Holidays are another great childhood memory. I was so fortunate to have a mom who believed in making childhood special. We didn’t have a lot of money, but I don’t ever remember feeling deprived. Each holiday was a great occasion filled with homemade fun and many family traditions.
Halloween was one of my favorite holidays and still is. Overbrook was one big family type neighborhood. Kids could go anywhere within its bounds and feel safe. We spent months exploring our boundaries on our Schwinn bicycles in the summers. It gave us a roadmap of all the streets and cul de sacs and nooks and crannies. We knew our territory like the back of our hands. So on Halloween night, like the world, Overbrook was our oyster. We were set free to roam.
I always had a special costume for the evening, usually one that my mother had sewn for me. I was a princess or a fairy or a witch or--one year--a little red devil. Boys might be farmers or policemen or firemen or Superman. For the most part, cartoon characters were not yet commercialized in the 1960’s, and so our costumes were manufactured at home by our mothers and sprang from our imaginations rather than from the media.
Unfortunately, despite all the work that went into making our costumes, it was usually cold on Halloween night and our mothers would make us put on a coat or a heavy sweater, thus completely ruining the costume's effect!
I remember I had a big orange plastic pumpkin for a candy bucket. It held an enormous amount of candy. Sometimes it would get so heavy that I would have to come back to the house to empty it, and then start out again. We went all over the neighborhood, hollering “Trick or Treat!”, and loading up on goodies of all kinds.
Besides candy, we were often offered homemade treats such as cookies or cupcakes and cups of hot chocolate. Some of the neighbors went all out and created miniature spook houses in their driveways or entryways. I remember one house always had a witch with a bubbling black cauldron. If you were brave enough to approach her, you got a cup of hot apple cider. It was scary and delicious fun.
We went in and out of strangers’ houses with no fear. For about three hours each Halloween evening, it was pure magic.
And there would always be a Halloween carnival at our school. The dads would all come together for two or three afternoons and slap together booths out of sawn 2x4's and plywood counters, hammers ringing in the crisp fall air. The moms would decorate the booths with crepe paper streamers and balloons and tablecloths brought from home. The carnival booths were assembled around the edges of the playground, and a feeling of great excitement would tremor throughout the school for days, like an underground earthquake. I guess it must have been a fund-raiser for the PTA, but the carnival was pure magic for us.
I remember walking around the transformed playground with wide eyes, marveling at the teachers who dressed in costume, too, and playing Ring Toss or Pop the Balloons with a dart. My mom would always buy me a roll of tickets at the ticket booth and I could enjoy as many of the activities as I wanted until the tickets ran out. There was always the tantalizing smell of fresh hot popcorn and sticky-sweet candied apples wafting across the night air. And, of course, our school had one of those magical cotton candy machines. I loved to watch the pink spun sugar appear like magic to be whisked around and around onto a paper cone. It looked like fairy candy, so light and ethereal on the cone, but it quickly melted into a hot sweet burst of pure sugar once you pinched off a bit and popped it into your mouth. No matter how careful you were, your cheeks and fingers would be covered into sticky pink goo, but for once, nobody fussed at you for making a mess.

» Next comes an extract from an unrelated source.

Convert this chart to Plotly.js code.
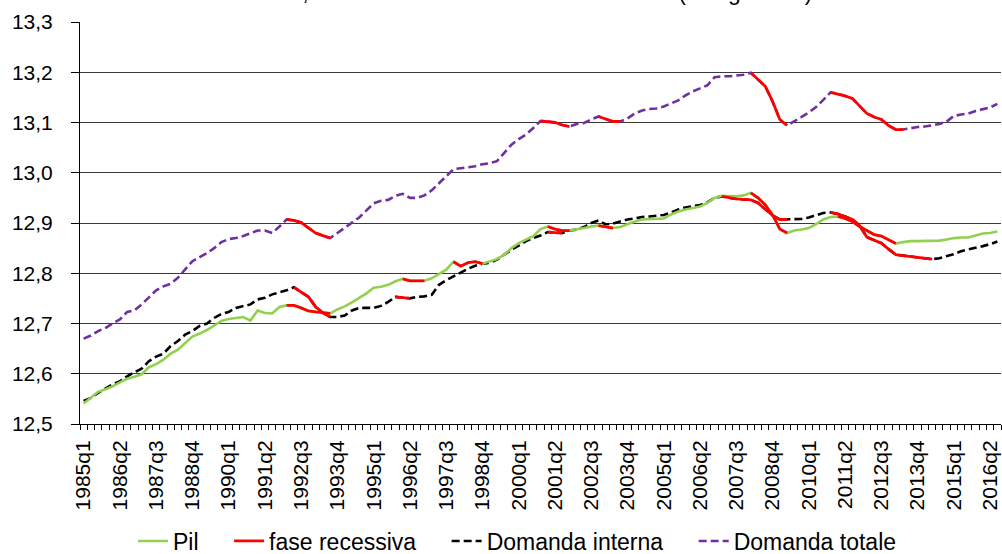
<!DOCTYPE html>
<html>
<head>
<meta charset="utf-8">
<script src="https://cdn.plot.ly/plotly-3.0.1.min.js"></script>
<style>html,body{margin:0;padding:0;background:#fff;}#chart{width:1002px;height:554px;}</style>
</head>
<body>
<div id="chart"></div>
<script>
// Quarterly categories 1985q1 .. 2016q3
const quarters = [];
for (let y = 1985; y <= 2016; y++) { for (let q = 1; q <= 4; q++) { quarters.push(y + 'q' + q); } }
quarters.length = 127;

const tickLabels = ['1985q1','1986q2','1987q3','1988q4','1990q1','1991q2','1992q3','1993q4','1995q1','1996q2','1997q3','1998q4','2000q1','2001q2','2002q3','2003q4','2005q1','2006q2','2007q3','2008q4','2010q1','2011q2','2012q3','2013q4','2015q1','2016q2'];

const pil = [
12.541,12.552,12.564,12.569,12.575,12.583,12.590,12.594,12.599,12.613,
12.619,12.628,12.640,12.648,12.662,12.674,12.680,12.687,12.696,12.705,
12.709,12.711,12.713,12.706,12.726,12.721,12.720,12.733,12.736,12.736,
12.731,12.725,12.723,12.721,12.720,12.728,12.734,12.742,12.751,12.760,
12.771,12.773,12.777,12.784,12.789,12.785,12.785,12.785,12.790,12.799,
12.807,12.823,12.814,12.821,12.823,12.819,12.824,12.828,12.837,12.850,
12.860,12.867,12.874,12.888,12.893,12.888,12.885,12.885,12.887,12.890,
12.893,12.895,12.893,12.890,12.892,12.898,12.903,12.907,12.908,12.908,
12.909,12.917,12.923,12.927,12.930,12.933,12.940,12.950,12.954,12.953,
12.953,12.955,12.960,12.950,12.936,12.916,12.888,12.880,12.885,12.887,
12.890,12.898,12.907,12.912,12.913,12.909,12.903,12.893,12.885,12.877,
12.874,12.867,12.859,12.862,12.864,12.864,12.864,12.865,12.865,12.867,
12.870,12.871,12.871,12.875,12.879,12.880,12.883];

const domandaInterna = [
12.546,12.552,12.562,12.570,12.579,12.585,12.595,12.603,12.610,12.625,
12.634,12.640,12.655,12.665,12.678,12.685,12.695,12.700,12.711,12.719,
12.723,12.731,12.734,12.738,12.748,12.751,12.758,12.762,12.766,12.772,
12.762,12.753,12.733,12.721,12.713,12.713,12.716,12.726,12.731,12.731,
12.731,12.735,12.743,12.753,12.752,12.750,12.753,12.754,12.757,12.777,
12.786,12.794,12.801,12.809,12.815,12.819,12.821,12.827,12.837,12.847,
12.855,12.864,12.870,12.875,12.882,12.881,12.880,12.885,12.887,12.892,
12.900,12.905,12.897,12.899,12.903,12.907,12.909,12.912,12.913,12.915,
12.916,12.921,12.927,12.931,12.933,12.936,12.941,12.950,12.953,12.950,
12.948,12.947,12.946,12.940,12.928,12.915,12.907,12.907,12.908,12.908,
12.911,12.915,12.920,12.921,12.918,12.913,12.907,12.895,12.872,12.866,
12.860,12.848,12.837,12.835,12.833,12.832,12.830,12.828,12.830,12.834,
12.838,12.844,12.847,12.850,12.854,12.858,12.863];

const domandaTotale = [
12.670,12.676,12.685,12.691,12.700,12.708,12.723,12.726,12.738,12.753,
12.766,12.774,12.779,12.791,12.807,12.824,12.832,12.840,12.850,12.862,
12.868,12.870,12.874,12.880,12.885,12.885,12.880,12.893,12.907,12.905,
12.901,12.890,12.880,12.875,12.870,12.880,12.890,12.900,12.911,12.925,
12.939,12.944,12.946,12.954,12.958,12.950,12.950,12.955,12.965,12.979,
12.993,13.007,13.009,13.011,13.013,13.017,13.019,13.023,13.039,13.056,
13.067,13.076,13.089,13.103,13.102,13.100,13.095,13.092,13.097,13.099,
13.106,13.112,13.107,13.102,13.102,13.108,13.118,13.124,13.127,13.128,
13.132,13.138,13.144,13.154,13.162,13.168,13.174,13.190,13.192,13.192,
13.193,13.195,13.199,13.186,13.172,13.142,13.106,13.094,13.102,13.111,
13.120,13.131,13.145,13.160,13.157,13.153,13.148,13.133,13.118,13.111,
13.106,13.094,13.086,13.086,13.089,13.091,13.092,13.094,13.097,13.102,
13.113,13.116,13.118,13.123,13.126,13.130,13.137];

// Recession phases (fase recessiva) per series: [start, end]
const recessioniPil = [['1992q1','1993q3'],['1996q1','1996q4'],['1997q4','1998q4'],['2001q1','2001q4'],['2002q4','2003q2'],['2008q1','2009q2'],['2011q1','2013q1']];
const recessioniDomInterna = [['1992q2','1993q3'],['1995q4','1996q2'],['2001q1','2001q3'],['2007q1','2009q2'],['2010q4','2014q2']];
const recessioniDomTotale = [['1992q1','1993q3'],['2000q4','2001q4'],['2002q4','2003q3'],['2008q1','2009q2'],['2010q4','2013q2']];

const xi = quarters.map((_, i) => i);
const tickVals = tickLabels.map(l => quarters.indexOf(l));

function mask(series, periods) {
  return series.map((v, i) => {
    for (const [a, b] of periods) {
      if (i >= quarters.indexOf(a) && i <= quarters.indexOf(b)) return v;
    }
    return null;
  });
}

const GREEN = '#92D050', RED = '#FF0000', PURPLE = '#7030A0';
const FONT = 'Liberation Sans, Arial, sans-serif';
const PAD = '\u00A0\u00A0\u00A0\u00A0';

const traces = [
  {x: xi, y: domandaTotale, mode: 'lines', name: 'Domanda totale', legendrank: 4,
   line: {color: PURPLE, width: 2.6, dash: '8px,4px'}},
  {x: xi, y: domandaInterna, mode: 'lines', name: 'Domanda interna' + PAD, legendrank: 3,
   line: {color: '#000000', width: 2.6, dash: '8px,4px'}},
  {x: xi, y: pil, mode: 'lines', name: 'Pil' + PAD, legendrank: 1,
   line: {color: GREEN, width: 2.6}},
  {x: xi, y: mask(pil, recessioniPil), mode: 'lines', name: 'fase recessiva' + PAD, legendrank: 2,
   legendgroup: 'rec', line: {color: RED, width: 2.8}, connectgaps: false},
  {x: xi, y: mask(domandaInterna, recessioniDomInterna), mode: 'lines', name: 'fase recessiva',
   legendgroup: 'rec', showlegend: false, line: {color: RED, width: 2.8}, connectgaps: false},
  {x: xi, y: mask(domandaTotale, recessioniDomTotale), mode: 'lines', name: 'fase recessiva',
   legendgroup: 'rec', showlegend: false, line: {color: RED, width: 2.8}, connectgaps: false}
];

const layout = {
  width: 1002, height: 554,
  margin: {l: 80, r: 1, t: 22, b: 130},
  paper_bgcolor: '#fff', plot_bgcolor: '#fff',
  separators: ',.',
  font: {family: FONT, size: 21, color: '#000'},
  showlegend: true,
  legend: {orientation: 'h', xref: 'container', yref: 'container',
           x: 0.1327, xanchor: 'left', y: 0.0235, yanchor: 'middle',
           font: {family: FONT, size: 23, color: '#000'}, traceorder: 'normal'},
  xaxis: {
    range: [-0.5, 126.5], tickmode: 'array', tickvals: tickVals, ticktext: tickLabels,
    tickangle: -90, ticks: '', showline: true, linecolor: '#000', linewidth: 1,
    showgrid: false, zeroline: false, ticklabelstandoff: 7, automargin: false,
    tickfont: {family: FONT, size: 21, color: '#000'},
    minor: {tickmode: 'linear', tick0: 0.5, dtick: 1, ticks: 'outside', ticklen: 5, tickcolor: '#000', showgrid: false}
  },
  yaxis: {
    range: [12.5, 13.3], tick0: 12.5, dtick: 0.1, tickformat: '.1f',
    ticks: 'outside', ticklen: 8, tickcolor: '#000', showline: true, linecolor: '#000', linewidth: 1,
    showgrid: true, gridcolor: '#3a3a3a', gridwidth: 1, zeroline: false, ticklabelstandoff: 14,
    automargin: false, tickfont: {family: FONT, size: 21, color: '#000'}
  },
  annotations: [{
    text: 'Grafico 1 - Pil, domanda interna e domanda totale (in logaritmo)',
    xref: 'paper', yref: 'paper', x: 0.442, y: 1, xanchor: 'center', yanchor: 'bottom',
    yshift: 15, showarrow: false, font: {family: FONT, size: 23, color: '#000'}
  }]
};

Plotly.newPlot('chart', traces, layout, {displayModeBar: false, staticPlot: true});
</script>
</body>
</html>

My favorite event of all was the Cake Walk held in the school library. I loved to play the Cake Walk. The cakes--dozens of them, all wrapped in plastic wrap and set on foil-covered circles of cardboard--were on display on a table as you walked into the library. Each cake was numbered. The librarian would be at the front of the room, holding up the needle on an old record player as we all got into place. Someone would have marked off a circle on the wooden library floor using black electrical tape, and sectioned it off into twenty or so spaces. Each space was numbered. The music would begin to play and we would all march in time around and around that circle until the music stopped. Then one of the PTA volunteers would reach into a bowl and pull out a number. If you were standing on the number she called, you won the cake with that number!
Halloween always seemed to me to be the start of the real holiday season. All of a sudden there was excitement in the air. The choir teacher would begin to teach us holiday songs for the Christmas program. The teachers would start us on arts and crafts projects that centered around pumpkins and turkeys and Pilgrims. Days grew shorter and night fell quickly. Mornings were cold walking to school, and we scurried along laughing at the chill. Afternoons warmed with an autumnal glow, lasting only a few hours before fading into a chilly purple gloaming, a sweet farewell to summer. It was an exciting time for a child to feel the seasons change, and to know that Thanksgiving was just around the corner.